| Problem details |
Please output every line of the material as it stands, without the pictures.

| Data lines |
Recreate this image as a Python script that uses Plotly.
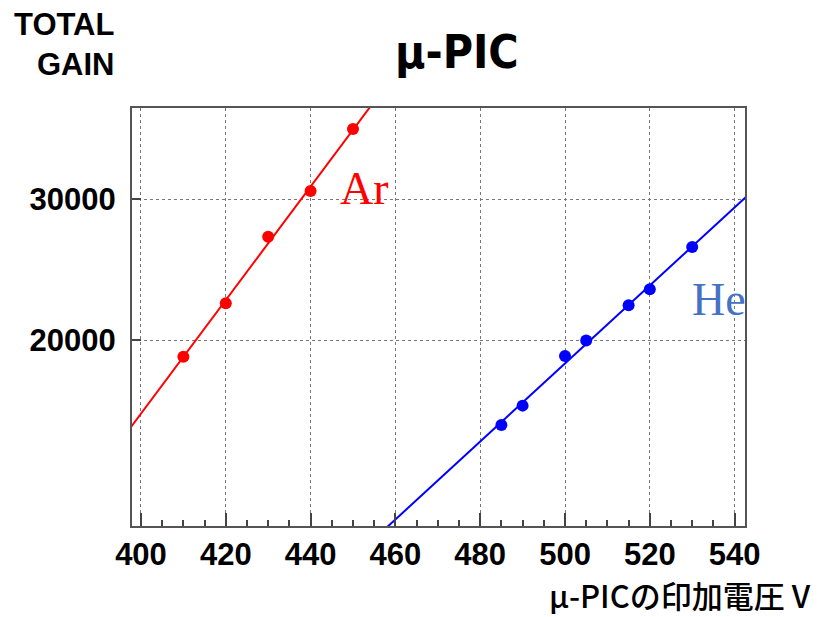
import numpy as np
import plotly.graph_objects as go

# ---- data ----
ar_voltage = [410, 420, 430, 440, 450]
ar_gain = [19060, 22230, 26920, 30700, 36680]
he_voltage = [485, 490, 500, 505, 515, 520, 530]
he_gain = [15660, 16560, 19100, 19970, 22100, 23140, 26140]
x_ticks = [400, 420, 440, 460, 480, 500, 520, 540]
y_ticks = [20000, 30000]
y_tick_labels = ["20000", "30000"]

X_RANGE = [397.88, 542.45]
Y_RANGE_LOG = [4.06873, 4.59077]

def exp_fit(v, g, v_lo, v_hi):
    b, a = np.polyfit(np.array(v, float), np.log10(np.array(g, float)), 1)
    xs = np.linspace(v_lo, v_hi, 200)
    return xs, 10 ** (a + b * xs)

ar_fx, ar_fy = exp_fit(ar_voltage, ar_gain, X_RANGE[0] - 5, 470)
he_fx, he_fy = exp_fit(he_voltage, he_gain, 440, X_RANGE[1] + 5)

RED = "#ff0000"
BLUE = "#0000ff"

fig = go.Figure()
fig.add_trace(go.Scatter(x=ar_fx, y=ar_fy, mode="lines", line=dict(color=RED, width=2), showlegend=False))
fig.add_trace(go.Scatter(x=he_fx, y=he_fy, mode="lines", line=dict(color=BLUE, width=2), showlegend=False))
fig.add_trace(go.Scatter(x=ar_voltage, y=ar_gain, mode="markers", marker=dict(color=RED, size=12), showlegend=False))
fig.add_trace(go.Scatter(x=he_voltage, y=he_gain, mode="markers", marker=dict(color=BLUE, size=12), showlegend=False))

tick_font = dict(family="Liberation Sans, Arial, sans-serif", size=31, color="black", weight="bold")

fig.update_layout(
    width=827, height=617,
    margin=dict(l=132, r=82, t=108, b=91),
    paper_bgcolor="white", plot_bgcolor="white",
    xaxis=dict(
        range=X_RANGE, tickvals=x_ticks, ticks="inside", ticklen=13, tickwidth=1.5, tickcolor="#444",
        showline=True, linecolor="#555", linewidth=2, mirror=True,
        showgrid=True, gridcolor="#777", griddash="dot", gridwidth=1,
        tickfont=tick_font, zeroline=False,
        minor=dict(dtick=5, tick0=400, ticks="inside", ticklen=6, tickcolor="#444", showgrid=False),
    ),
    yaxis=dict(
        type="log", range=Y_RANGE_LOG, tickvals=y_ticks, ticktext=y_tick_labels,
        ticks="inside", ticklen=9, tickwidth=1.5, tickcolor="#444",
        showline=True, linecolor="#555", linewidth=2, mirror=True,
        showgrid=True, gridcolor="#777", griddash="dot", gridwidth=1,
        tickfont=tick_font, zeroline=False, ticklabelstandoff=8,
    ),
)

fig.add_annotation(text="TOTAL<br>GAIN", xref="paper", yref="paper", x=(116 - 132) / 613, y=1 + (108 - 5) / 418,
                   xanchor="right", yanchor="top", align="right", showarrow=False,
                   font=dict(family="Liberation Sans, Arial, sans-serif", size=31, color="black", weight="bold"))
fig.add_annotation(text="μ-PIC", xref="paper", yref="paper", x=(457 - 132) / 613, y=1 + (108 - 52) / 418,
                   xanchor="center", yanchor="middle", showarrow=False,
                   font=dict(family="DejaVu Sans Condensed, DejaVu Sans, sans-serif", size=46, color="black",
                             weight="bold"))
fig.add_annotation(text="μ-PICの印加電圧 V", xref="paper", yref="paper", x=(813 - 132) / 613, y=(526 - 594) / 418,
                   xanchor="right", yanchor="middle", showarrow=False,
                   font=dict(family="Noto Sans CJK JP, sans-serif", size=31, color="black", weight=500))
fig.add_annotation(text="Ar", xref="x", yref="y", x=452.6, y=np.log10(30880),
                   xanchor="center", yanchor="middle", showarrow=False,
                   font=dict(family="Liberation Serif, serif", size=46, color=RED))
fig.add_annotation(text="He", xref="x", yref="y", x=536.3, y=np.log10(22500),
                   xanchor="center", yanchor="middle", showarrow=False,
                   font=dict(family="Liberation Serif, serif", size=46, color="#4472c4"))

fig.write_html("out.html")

| Written answer |
Recreate this image as a Python script that uses Plotly.
import numpy as np
import plotly.graph_objects as go

# ---- data ----
ar_voltage = [410, 420, 430, 440, 450]
ar_gain = [19060, 22230, 26920, 30700, 36680]
he_voltage = [485, 490, 500, 505, 515, 520, 530]
he_gain = [15660, 16560, 19100, 19970, 22100, 23140, 26140]
x_ticks = [400, 420, 440, 460, 480, 500, 520, 540]
y_ticks = [20000, 30000]
y_tick_labels = ["20000", "30000"]

X_RANGE = [397.88, 542.45]
Y_RANGE_LOG = [4.06873, 4.59077]

def exp_fit(v, g, v_lo, v_hi):
    b, a = np.polyfit(np.array(v, float), np.log10(np.array(g, float)), 1)
    xs = np.linspace(v_lo, v_hi, 200)
    return xs, 10 ** (a + b * xs)

ar_fx, ar_fy = exp_fit(ar_voltage, ar_gain, X_RANGE[0] - 5, 470)
he_fx, he_fy = exp_fit(he_voltage, he_gain, 440, X_RANGE[1] + 5)

RED = "#ff0000"
BLUE = "#0000ff"

fig = go.Figure()
fig.add_trace(go.Scatter(x=ar_fx, y=ar_fy, mode="lines", line=dict(color=RED, width=2), showlegend=False))
fig.add_trace(go.Scatter(x=he_fx, y=he_fy, mode="lines", line=dict(color=BLUE, width=2), showlegend=False))
fig.add_trace(go.Scatter(x=ar_voltage, y=ar_gain, mode="markers", marker=dict(color=RED, size=12), showlegend=False))
fig.add_trace(go.Scatter(x=he_voltage, y=he_gain, mode="markers", marker=dict(color=BLUE, size=12), showlegend=False))

tick_font = dict(family="Liberation Sans, Arial, sans-serif", size=31, color="black", weight="bold")

fig.update_layout(
    width=827, height=617,
    margin=dict(l=132, r=82, t=108, b=91),
    paper_bgcolor="white", plot_bgcolor="white",
    xaxis=dict(
        range=X_RANGE, tickvals=x_ticks, ticks="inside", ticklen=13, tickwidth=1.5, tickcolor="#444",
        showline=True, linecolor="#555", linewidth=2, mirror=True,
        showgrid=True, gridcolor="#777", griddash="dot", gridwidth=1,
        tickfont=tick_font, zeroline=False,
        minor=dict(dtick=5, tick0=400, ticks="inside", ticklen=6, tickcolor="#444", showgrid=False),
    ),
    yaxis=dict(
        type="log", range=Y_RANGE_LOG, tickvals=y_ticks, ticktext=y_tick_labels,
        ticks="inside", ticklen=9, tickwidth=1.5, tickcolor="#444",
        showline=True, linecolor="#555", linewidth=2, mirror=True,
        showgrid=True, gridcolor="#777", griddash="dot", gridwidth=1,
        tickfont=tick_font, zeroline=False, ticklabelstandoff=8,
    ),
)

fig.add_annotation(text="TOTAL<br>GAIN", xref="paper", yref="paper", x=(116 - 132) / 613, y=1 + (108 - 5) / 418,
                   xanchor="right", yanchor="top", align="right", showarrow=False,
                   font=dict(family="Liberation Sans, Arial, sans-serif", size=31, color="black", weight="bold"))
fig.add_annotation(text="μ-PIC", xref="paper", yref="paper", x=(457 - 132) / 613, y=1 + (108 - 52) / 418,
                   xanchor="center", yanchor="middle", showarrow=False,
                   font=dict(family="DejaVu Sans Condensed, DejaVu Sans, sans-serif", size=46, color="black",
                             weight="bold"))
fig.add_annotation(text="μ-PICの印加電圧 V", xref="paper", yref="paper", x=(813 - 132) / 613, y=(526 - 594) / 418,
                   xanchor="right", yanchor="middle", showarrow=False,
                   font=dict(family="Noto Sans CJK JP, sans-serif", size=31, color="black", weight=500))
fig.add_annotation(text="Ar", xref="x", yref="y", x=452.6, y=np.log10(30880),
                   xanchor="center", yanchor="middle", showarrow=False,
                   font=dict(family="Liberation Serif, serif", size=46, color=RED))
fig.add_annotation(text="He", xref="x", yref="y", x=536.3, y=np.log10(22500),
                   xanchor="center", yanchor="middle", showarrow=False,
                   font=dict(family="Liberation Serif, serif", size=46, color="#4472c4"))

fig.write_html("out.html")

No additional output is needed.